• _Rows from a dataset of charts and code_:
= = = = =

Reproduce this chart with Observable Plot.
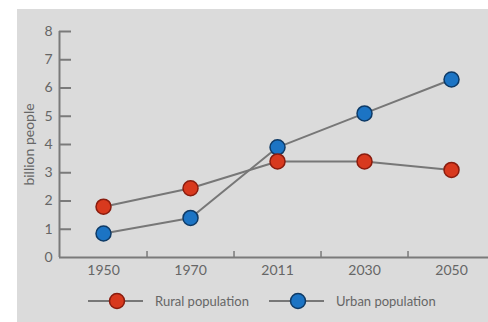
<!DOCTYPE html>
<html>
<head>
<meta charset="utf-8">
<script src="https://cdn.jsdelivr.net/npm/d3@7"></script>
<script src="https://cdn.jsdelivr.net/npm/@observablehq/plot@0.6"></script>
<style>
  html, body { margin: 0; padding: 0; background: #ffffff; }
  #panel { position: absolute; left: 17px; top: 9px; width: 471px; height: 313px; background: #dbdbdb; font-family: Lato, "Open Sans", sans-serif; color: #666; }
  #legend { display: flex; align-items: center; height: 27px; padding-left: 71px; font-size: 13px; }
  .item { display: flex; align-items: center; width: 181px; }
  .item span { margin-left: 12px; }
</style>
</head>
<body>
<div id="panel"><div id="chart"></div><div id="legend"></div></div>
<script>
const years = ["1950", "1970", "2011", "2030", "2050"];
const rural = [1.8, 2.45, 3.4, 3.4, 3.1];
const urban = [0.85, 1.4, 3.9, 5.1, 6.3];
const yTicks = [0, 1, 2, 3, 4, 5, 6, 7, 8];
const seriesNames = ["Rural population", "Urban population"];
const fills = ["#d8391e", "#1c74c4"];
const strokes = ["#8a1c0e", "#0e3a66"];

const xMin = -0.506, xMax = 4.425;
const idx = years.map((d, i) => i);
const mids = idx.slice(0, -1).map(i => i + 0.5);
const ruralData = idx.map(i => ({x: i, y: rural[i]}));
const urbanData = idx.map(i => ({x: i, y: urban[i]}));
const axisColor = "#7a7a7a";
const lineColor = "#777777";

const chart = Plot.plot({
  width: 471,
  height: 278,
  marginLeft: 42,
  marginRight: 0,
  marginTop: 22,
  marginBottom: 30,
  style: {background: "transparent", fontFamily: "Lato, 'Open Sans', sans-serif", fontSize: "14px", color: "#666"},
  x: {domain: [xMin, xMax]},
  y: {domain: [0, 8]},
  marks: [
    Plot.ruleY([0], {stroke: axisColor, strokeWidth: 2}),
    Plot.ruleX([xMin], {y1: 0, y2: 8, stroke: axisColor, strokeWidth: 2}),
    Plot.ruleY(yTicks.filter(d => d > 0), {y: d => d, x1: xMin, x2: xMin + 0.138, stroke: axisColor, strokeWidth: 2}),
    Plot.ruleX(mids, {x: d => d, y1: 0, y2: 0.21, stroke: axisColor, strokeWidth: 1.5}),
    Plot.axisY(yTicks, {tickSize: 0, tickPadding: 7, label: "billion people", labelAnchor: "center", labelArrow: "none", labelOffset: 35, fontSize: 14}),
    Plot.axisX(idx, {tickSize: 0, tickPadding: 8, tickFormat: i => years[i], label: null, fontSize: 14}),
    Plot.line(ruralData, {x: "x", y: "y", stroke: lineColor, strokeWidth: 2}),
    Plot.line(urbanData, {x: "x", y: "y", stroke: lineColor, strokeWidth: 2}),
    Plot.dot(urbanData, {x: "x", y: "y", r: 7.5, fill: fills[1], stroke: strokes[1], strokeWidth: 1.5}),
    Plot.dot(ruralData, {x: "x", y: "y", r: 7.5, fill: fills[0], stroke: strokes[0], strokeWidth: 1.5})
  ]
});
document.getElementById("chart").appendChild(chart);

const legend = d3.select("#legend");
seriesNames.forEach((name, i) => {
  const item = legend.append("div").attr("class", "item");
  const svg = item.append("svg").attr("width", 55).attr("height", 20);
  svg.append("line").attr("x1", 0).attr("x2", 55).attr("y1", 10).attr("y2", 10).attr("stroke", lineColor).attr("stroke-width", 2);
  svg.append("circle").attr("cx", 29).attr("cy", 10).attr("r", 7.5).attr("fill", fills[i]).attr("stroke", strokes[i]).attr("stroke-width", 1.5);
  item.append("span").text(name);
});
</script>
</body>
</html>
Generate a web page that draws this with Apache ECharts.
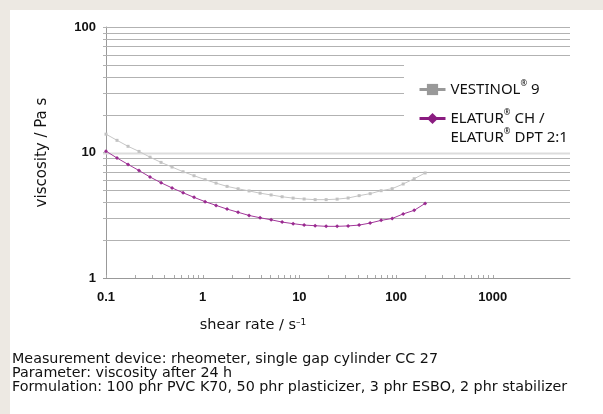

= = = = =

Copy the records word for word, leaving no picture in the copy.

Reproduce this chart with Observable Plot.
<!DOCTYPE html>
<html>
<head>
<meta charset="utf-8">
<script src="https://cdn.jsdelivr.net/npm/d3@7"></script>
<script src="https://cdn.jsdelivr.net/npm/@observablehq/plot@0.6"></script>
<style>
  html, body { margin: 0; padding: 0; background: #ffffff; }
  #panel { position: absolute; left: 17px; top: 9px; width: 471px; height: 313px; background: #dbdbdb; font-family: Lato, "Open Sans", sans-serif; color: #666; }
  #legend { display: flex; align-items: center; height: 27px; padding-left: 71px; font-size: 13px; }
  .item { display: flex; align-items: center; width: 181px; }
  .item span { margin-left: 12px; }
</style>
</head>
<body>
<div id="panel"><div id="chart"></div><div id="legend"></div></div>
<script>
const years = ["1950", "1970", "2011", "2030", "2050"];
const rural = [1.8, 2.45, 3.4, 3.4, 3.1];
const urban = [0.85, 1.4, 3.9, 5.1, 6.3];
const yTicks = [0, 1, 2, 3, 4, 5, 6, 7, 8];
const seriesNames = ["Rural population", "Urban population"];
const fills = ["#d8391e", "#1c74c4"];
const strokes = ["#8a1c0e", "#0e3a66"];

const xMin = -0.506, xMax = 4.425;
const idx = years.map((d, i) => i);
const mids = idx.slice(0, -1).map(i => i + 0.5);
const ruralData = idx.map(i => ({x: i, y: rural[i]}));
const urbanData = idx.map(i => ({x: i, y: urban[i]}));
const axisColor = "#7a7a7a";
const lineColor = "#777777";

const chart = Plot.plot({
  width: 471,
  height: 278,
  marginLeft: 42,
  marginRight: 0,
  marginTop: 22,
  marginBottom: 30,
  style: {background: "transparent", fontFamily: "Lato, 'Open Sans', sans-serif", fontSize: "14px", color: "#666"},
  x: {domain: [xMin, xMax]},
  y: {domain: [0, 8]},
  marks: [
    Plot.ruleY([0], {stroke: axisColor, strokeWidth: 2}),
    Plot.ruleX([xMin], {y1: 0, y2: 8, stroke: axisColor, strokeWidth: 2}),
    Plot.ruleY(yTicks.filter(d => d > 0), {y: d => d, x1: xMin, x2: xMin + 0.138, stroke: axisColor, strokeWidth: 2}),
    Plot.ruleX(mids, {x: d => d, y1: 0, y2: 0.21, stroke: axisColor, strokeWidth: 1.5}),
    Plot.axisY(yTicks, {tickSize: 0, tickPadding: 7, label: "billion people", labelAnchor: "center", labelArrow: "none", labelOffset: 35, fontSize: 14}),
    Plot.axisX(idx, {tickSize: 0, tickPadding: 8, tickFormat: i => years[i], label: null, fontSize: 14}),
    Plot.line(ruralData, {x: "x", y: "y", stroke: lineColor, strokeWidth: 2}),
    Plot.line(urbanData, {x: "x", y: "y", stroke: lineColor, strokeWidth: 2}),
    Plot.dot(urbanData, {x: "x", y: "y", r: 7.5, fill: fills[1], stroke: strokes[1], strokeWidth: 1.5}),
    Plot.dot(ruralData, {x: "x", y: "y", r: 7.5, fill: fills[0], stroke: strokes[0], strokeWidth: 1.5})
  ]
});
document.getElementById("chart").appendChild(chart);

const legend = d3.select("#legend");
seriesNames.forEach((name, i) => {
  const item = legend.append("div").attr("class", "item");
  const svg = item.append("svg").attr("width", 55).attr("height", 20);
  svg.append("line").attr("x1", 0).attr("x2", 55).attr("y1", 10).attr("y2", 10).attr("stroke", lineColor).attr("stroke-width", 2);
  svg.append("circle").attr("cx", 29).attr("cy", 10).attr("r", 7.5).attr("fill", fills[i]).attr("stroke", strokes[i]).attr("stroke-width", 1.5);
  item.append("span").text(name);
});
</script>
</body>
</html>
Generate a web page that draws this with Apache ECharts.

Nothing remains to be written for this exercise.